I think it is important to recognize the significance that the prophesy includes the blind and lame.  In ancient time, the blind and the lame were helpless and left to beg like Bartimaeus into today’s gospel.

God does not leave the blind and the lame on their own.  They too are God’s children.  After all, in our sin do we all not become blind to God.  In sin, we are lame in our ability to follow God’s ways.

Often, we think of sin as purely individual and we fail to recognize how our sins impact other people.  Sin involves how we treat people.  Thus, it affects how we relate to other people.  We become distant and unloving.

Is this not what is happening in our world today?  As individuals we are becoming more self-centered.  We fail to value life.  We see it in the womb when life is not received as a gift.    We see it when we fail to recognize the needs of the hungry, thirsty, sick, dying, and migrants.

Then we wonder why there are shootings in schools, malls, and restaurants.  It is because we have turned away from God.  We do not follow Jesus as the way and the truth and the life.

God gave the Israelites free will just as we have free will today.  The Israelites chose poorly and God allowed them to suffer the consequences of their sin in exile.  Only after being defeated by the Babylonians did they come to repent.  What is it going to take before we repent today as individuals and as a society?

When people sinned in the Old Testament, they went to the priest to ask the priest to offer a sacrifice for the forgiveness of their sins.  As Hebrews states, the priests were called from among the people.  That means they too were sinners.  God called, and still does today, men who were sinners to be priests.  In being sinners themselves, they “deal patiently with the ignorant and erring.”  The priests know what it is like to struggle with temptation.

The sacrifices offered by the Old Testament priests were the sacrifices of animals in accord with what we read in the Book of Leviticus.  These sacrifices were not perfect and thus had to be offered over and over.

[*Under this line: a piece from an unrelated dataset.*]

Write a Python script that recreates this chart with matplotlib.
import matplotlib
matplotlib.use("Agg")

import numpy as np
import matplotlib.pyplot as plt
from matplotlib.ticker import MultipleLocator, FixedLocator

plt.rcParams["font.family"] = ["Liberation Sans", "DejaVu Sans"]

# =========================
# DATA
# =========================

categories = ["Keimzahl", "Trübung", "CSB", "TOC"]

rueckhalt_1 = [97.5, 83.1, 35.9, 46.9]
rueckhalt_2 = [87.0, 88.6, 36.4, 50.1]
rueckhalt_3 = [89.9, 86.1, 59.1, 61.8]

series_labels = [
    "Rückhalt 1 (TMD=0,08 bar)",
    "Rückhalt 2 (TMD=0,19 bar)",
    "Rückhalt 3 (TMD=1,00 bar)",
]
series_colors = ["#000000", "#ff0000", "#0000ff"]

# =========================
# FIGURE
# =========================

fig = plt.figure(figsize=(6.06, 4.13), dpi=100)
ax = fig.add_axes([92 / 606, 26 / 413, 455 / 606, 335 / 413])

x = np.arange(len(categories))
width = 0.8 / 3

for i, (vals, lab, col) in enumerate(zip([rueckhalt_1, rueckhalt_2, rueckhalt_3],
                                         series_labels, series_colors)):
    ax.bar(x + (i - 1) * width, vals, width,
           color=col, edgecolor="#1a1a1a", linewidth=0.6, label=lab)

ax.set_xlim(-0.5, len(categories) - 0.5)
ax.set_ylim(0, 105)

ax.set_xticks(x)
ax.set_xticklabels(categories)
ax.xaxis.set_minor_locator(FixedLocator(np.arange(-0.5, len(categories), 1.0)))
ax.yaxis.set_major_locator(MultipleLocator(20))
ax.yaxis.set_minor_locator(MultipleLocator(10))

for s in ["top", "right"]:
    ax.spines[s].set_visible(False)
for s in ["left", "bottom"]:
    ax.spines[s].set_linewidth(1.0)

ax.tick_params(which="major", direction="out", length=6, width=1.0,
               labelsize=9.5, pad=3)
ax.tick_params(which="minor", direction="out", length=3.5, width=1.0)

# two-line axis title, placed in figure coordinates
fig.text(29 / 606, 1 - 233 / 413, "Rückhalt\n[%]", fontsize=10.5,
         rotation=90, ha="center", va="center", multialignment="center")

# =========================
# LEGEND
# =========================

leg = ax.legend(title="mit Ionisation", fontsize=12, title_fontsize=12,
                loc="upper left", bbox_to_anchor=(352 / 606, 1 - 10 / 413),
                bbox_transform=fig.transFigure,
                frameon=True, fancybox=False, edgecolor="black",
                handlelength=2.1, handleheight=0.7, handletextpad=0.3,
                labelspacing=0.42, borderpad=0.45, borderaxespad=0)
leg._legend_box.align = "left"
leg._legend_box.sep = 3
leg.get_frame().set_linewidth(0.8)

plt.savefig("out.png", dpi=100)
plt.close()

Then Jesus came and offered a perfect sacrifice as only He could offer.  His sacrifice is perfect because He is perfect as He is consubstantial with the Father.  Since his sacrifice is perfect, it does not need to be repeated.  Since the primary role of a priest is to offer sacrifice, one might think we would no longer need priests today but here I am as your priest.

Priests today do offer sacrifice but it is not a NEW sacrifice.  The sacrifice offered by the priest today is the sacrifice of Jesus on the Cross, giving his life for the forgiveness of our sins.  However, again, it is not a new sacrifice.  It is the sacrifice that Jesus offered in his Crucifixion for the forgiveness of our sins made present for us today at the altar in a way that only God can do, transcending time and place.

As priests are ones who preside at our celebration of the sacrifice for the forgiveness of our sins, priests are also the ones who offer absolution in the Sacrament of Reconciliation where our sins are taken away.  Sin blinds us to God’s way and God restores our sight.

Two of my favorite things to do as a priest is celebrate the Eucharist and hear confessions and absolving people.  My third favorite thing to do as a priest is teach (the second Spiritual Work of Mercy).  By teaching I mean helping people understand what it means to follow Jesus.  This begins in homilies.  It goes deeper when I offer presentations on topics of faith.  It also continues in my website.

Priests are also called to be present to people in the difficult moments of life (Spiritual Works of Mercy #’s 1 and 4) like funerals and illness, helping people to know God is present in the moment.

Priests are also called to a role of leadership in the parish as the bishop’s representative.

We are all called to follow Jesus.  We need forgiveness for the times when we sin and so let us be grateful, “filled with joy,” and embrace the gift of forgiveness in the Sacrament of Reconciliation made possible by Jesus’ sacrificing his life for us.  I truly believe it is a gift when we have sinned.  That’s why I just went to confessional myself while I was on retreat.

We need instruction in God’s ways so that we can better follow him.

What do you need forgiveness for?  What is going on in your life where you need God’s guidance to live as his disciple?